Lactiplantibacillus paraplantarum is a lactic acid bacteria species that is associated with food microbiomes and has been found to be either detrimental or beneficial to specific food processes. In this study, an in-silico genomic approach was applied using JGI’s IMG/MER and PATRIC to compare the genomes of the L. paraplantarum DSM10667, L-ZS9, and AS-7 strains to uncover metabolic differences and lifestyle adaptations between these isolates, and better utilizing these species in food bioprocesses. Bacteriocin and prophage screenings were performed using Bagel4 and PHASTER software, respectively. BRIG was used to identify alignments of strains with each other for visual inspection of each genome. KEGG was used to predict putative carbohydrate, pyruvate, and aminoacid metabolisms. Genome sizes of DSM10667, L-ZS9, and AS-7 were 3.36, 3.14, and 3.01 Mbp, respectively. Unique genes were found to predict the evolutionary adaptation of strains against their corresponding microniche.
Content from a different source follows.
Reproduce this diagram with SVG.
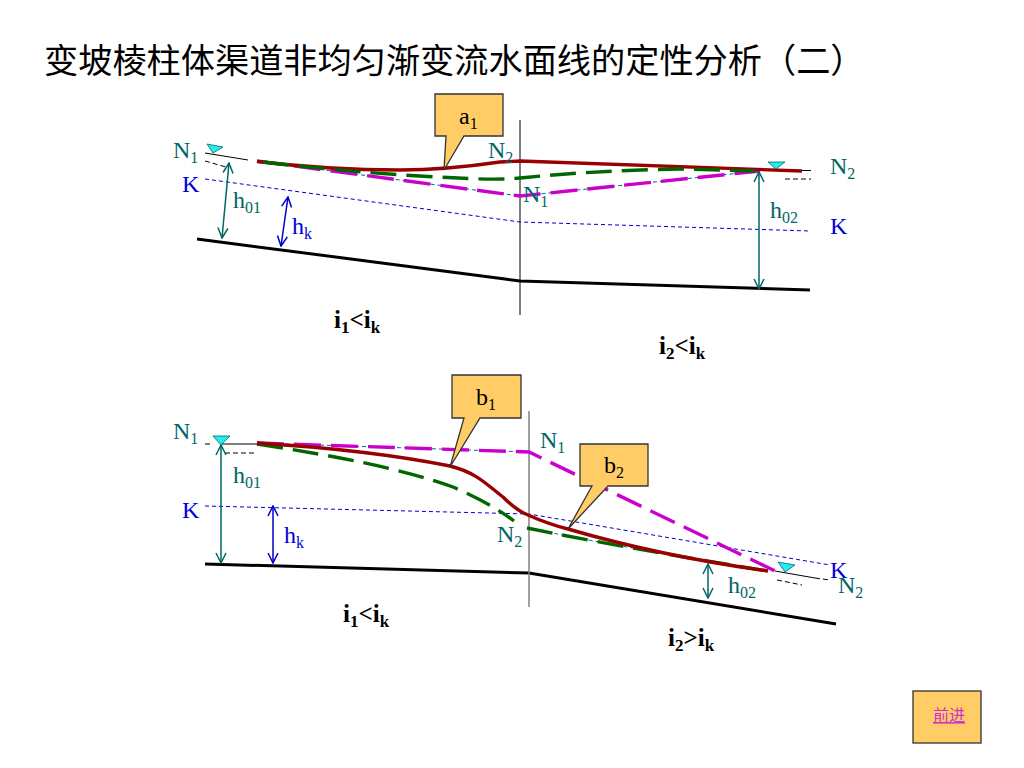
<svg xmlns="http://www.w3.org/2000/svg" width="1024" height="768" viewBox="0 0 1024 768">
<style>
text{font-family:"Liberation Serif","Noto Sans CJK SC",serif}
.t{fill:#006666;font-size:24px}
.b{fill:#0000dd;font-size:24px}
.d{fill:#000;font-size:24px}
.i{fill:#000;font-size:25px;font-weight:bold}
.s{font-size:16px}
.i .s{font-size:17px}
.callout{fill:#ffcc66;stroke:#333;stroke-width:1.3}
.tri{fill:#22eeee;stroke:#006666;stroke-width:.8}
.red{fill:none;stroke:#990000;stroke-width:3.4}
.grn{fill:none;stroke:#006600;stroke-width:3.4;stroke-dasharray:26 10}
.mag{fill:none;stroke:#cc00cc;stroke-width:3.4;stroke-dasharray:27 10}
.th{fill:none;stroke:#006699;stroke-width:1;stroke-dasharray:4 3}
.gnd{fill:none;stroke:#000;stroke-width:3}
.kl{fill:none;stroke:#0000cc;stroke-width:1;stroke-dasharray:4 3}
.bl{fill:none;stroke:#000;stroke-width:1}
.bd{fill:none;stroke:#000;stroke-width:1;stroke-dasharray:5 3}
.ta{fill:none;stroke:#006666;stroke-width:1.5;marker-start:url(#ot);marker-end:url(#ot)}
.ba{fill:none;stroke:#0000cc;stroke-width:1.5;marker-start:url(#ob);marker-end:url(#ob)}
</style>
<defs>
<marker id="ot" viewBox="0 0 12 12" refX="11" refY="6" markerWidth="12" markerHeight="12" markerUnits="userSpaceOnUse" orient="auto-start-reverse"><path d="M1 1L11 6L1 11" fill="none" stroke="#006666" stroke-width="1.5"/></marker>
<marker id="ob" viewBox="0 0 12 12" refX="11" refY="6" markerWidth="12" markerHeight="12" markerUnits="userSpaceOnUse" orient="auto-start-reverse"><path d="M1 1L11 6L1 11" fill="none" stroke="#0000cc" stroke-width="1.5"/></marker>
</defs>
<rect width="1024" height="768" fill="#fff"/>
<text id="title" x="44" y="73" font-size="34.2" fill="#000" style="font-family:'Noto Sans CJK SC',sans-serif">变坡棱柱体渠道非均匀渐变流水面线的定性分析（二）</text>

<g id="connectors">
<!-- top -->
<path class="gnd" d="M197 239L505 279L520 281L810 290"/>
<path class="kl" d="M205 179L520 222L810 231"/>
<path class="bl" d="M205 153L248 160"/>
<path class="bd" d="M205 161L226 167"/>
<path class="bl" d="M800 170.500L811 170.500"/>
<path class="bd" d="M785 179L811 179"/>
<path class="bl" d="M520 120V315"/>
<path class="th" d="M257 161L505 194L520 196L760 171"/>
<path class="mag" d="M257 161L505 194L520 196L760 171"/>
<path class="red" d="M257 161.500Q330 170 400 170Q445 170 500 162L520 161L802 171"/>
<path class="grn" d="M263 162C320 169 400 176 470 178.500Q500 180 520 178C570 173 620 170 680 169L755 171"/>
<path class="ta" d="M229 163L222 238"/>
<path class="ba" d="M288 197L281 246"/>
<path class="ta" d="M759 172V289"/>
<!-- bottom -->
<path class="gnd" d="M205 564L529 573L836 624"/>
<path class="kl" d="M205 506L529 514L830 565"/>
<path class="bl" d="M222 444L257 444"/>
<path class="bd" d="M205 444H213"/>
<path class="bd" d="M225 453L257 453"/>
<path class="bl" d="M775 571L815 578"/>
<path class="bd" d="M815 578L830 580"/>
<path class="bd" d="M777 580L802 585"/>
<path d="M529 411V607" fill="none" stroke="#808080" stroke-width="1.5"/>
<path class="th" d="M257 443L529 452"/>
<path class="mag" d="M257 443L529 452L775 571"/>
<path class="th" d="M527 528Q620 547 768 571"/>
<path class="grn" d="M257 444C330 455 400 468 453 487Q490 503 514 521M527 528Q620 547 768 571"/>
<path class="red" d="M257 443Q370 450 450 466C478 473 488 486 503 497C512 506 520 512 528 515Q548 524 568 529Q660 556 768 571"/>
<path class="ta" d="M221 445V563"/>
<path class="ba" d="M273 506V563"/>
<path class="ta" d="M708 564V598"/>
</g>

<g id="marks">
<path class="tri" d="M207 144L223 147L213 153Z"/>
<path class="tri" d="M768 162H785L776 169Z"/>
<path class="tri" d="M213 436H230L221 445Z"/>
<path class="tri" d="M778 562L795 565L785 572Z"/>
</g>

<g id="a1"><path class="callout" d="M435 94H503V136H464L444 170L446 136H435Z"/><text class="d" x="459" y="124">a<tspan class="s" dy="5">1</tspan></text></g>
<g id="b1"><path class="callout" d="M452 375H521V418H480L450 467L464 418H452Z"/><text class="d" x="476" y="405">b<tspan class="s" dy="5">1</tspan></text></g>
<g id="b2"><path class="callout" d="M580 444H648V486H608L568 529L592 486H580Z"/><text class="d" x="604" y="473">b<tspan class="s" dy="5">2</tspan></text></g>

<g id="labels">
<text class="t" x="173" y="158">N<tspan class="s" dy="5">1</tspan></text>
<text class="b" x="182" y="192">K</text>
<text class="t" x="233" y="208">h<tspan class="s" dy="5">01</tspan></text>
<text class="b" x="292" y="234">h<tspan class="s" dy="5">k</tspan></text>
<text class="t" x="488" y="158">N<tspan class="s" dy="5">2</tspan></text>
<text class="t" x="523" y="202">N<tspan class="s" dy="5">1</tspan></text>
<text class="t" x="830" y="174">N<tspan class="s" dy="5">2</tspan></text>
<text class="t" x="770" y="218">h<tspan class="s" dy="5">02</tspan></text>
<text class="b" x="830" y="234">K</text>
<text class="i" x="334" y="328">i<tspan class="s" dy="5">1</tspan><tspan dy="-5">&lt;i</tspan><tspan class="s" dy="5">k</tspan></text>
<text class="i" x="659" y="354">i<tspan class="s" dy="5">2</tspan><tspan dy="-5">&lt;i</tspan><tspan class="s" dy="5">k</tspan></text>
<text class="t" x="173" y="439">N<tspan class="s" dy="5">1</tspan></text>
<text class="b" x="182" y="518">K</text>
<text class="t" x="233" y="483">h<tspan class="s" dy="5">01</tspan></text>
<text class="b" x="284" y="543">h<tspan class="s" dy="5">k</tspan></text>
<text class="t" x="497" y="542">N<tspan class="s" dy="5">2</tspan></text>
<text class="t" x="540" y="448">N<tspan class="s" dy="5">1</tspan></text>
<text class="t" x="728" y="593">h<tspan class="s" dy="5">02</tspan></text>
<text class="b" x="830" y="578">K</text>
<text class="t" x="838" y="593">N<tspan class="s" dy="5">2</tspan></text>
<text class="i" x="343" y="622">i<tspan class="s" dy="5">1</tspan><tspan dy="-5">&lt;i</tspan><tspan class="s" dy="5">k</tspan></text>
<text class="i" x="668" y="646">i<tspan class="s" dy="5">2</tspan><tspan dy="-5">&gt;i</tspan><tspan class="s" dy="5">k</tspan></text>
</g>

<g id="next"><rect x="913" y="691" width="68" height="52" fill="#ffcc66" stroke="#333" stroke-width="1.3"/><text x="949" y="721" text-anchor="middle" font-size="16" fill="#cc33cc" text-decoration="underline" style="font-family:'Noto Sans CJK SC',sans-serif">前进</text></g>
</svg>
For example, the gene encoding arginase was only found in sausage isolate L-ZS9, while the dextran-sucraseencoding gene was unique to beer contaminant DSM10667. Three strains were predicted to carry the plnAEFJ operon for plantaricin biosynthesis, and the AS-7 genome contains leucocin K. Although DSM 10667 harbors four intact prophages, both L-ZS9 and AS-7 carried one prophage region, still showing the plasticity of the genome. Genome analysis predicted that isolation sources might potentially affect the metabolic capabilities of strains as part of the adaptation of the strains to their habitats.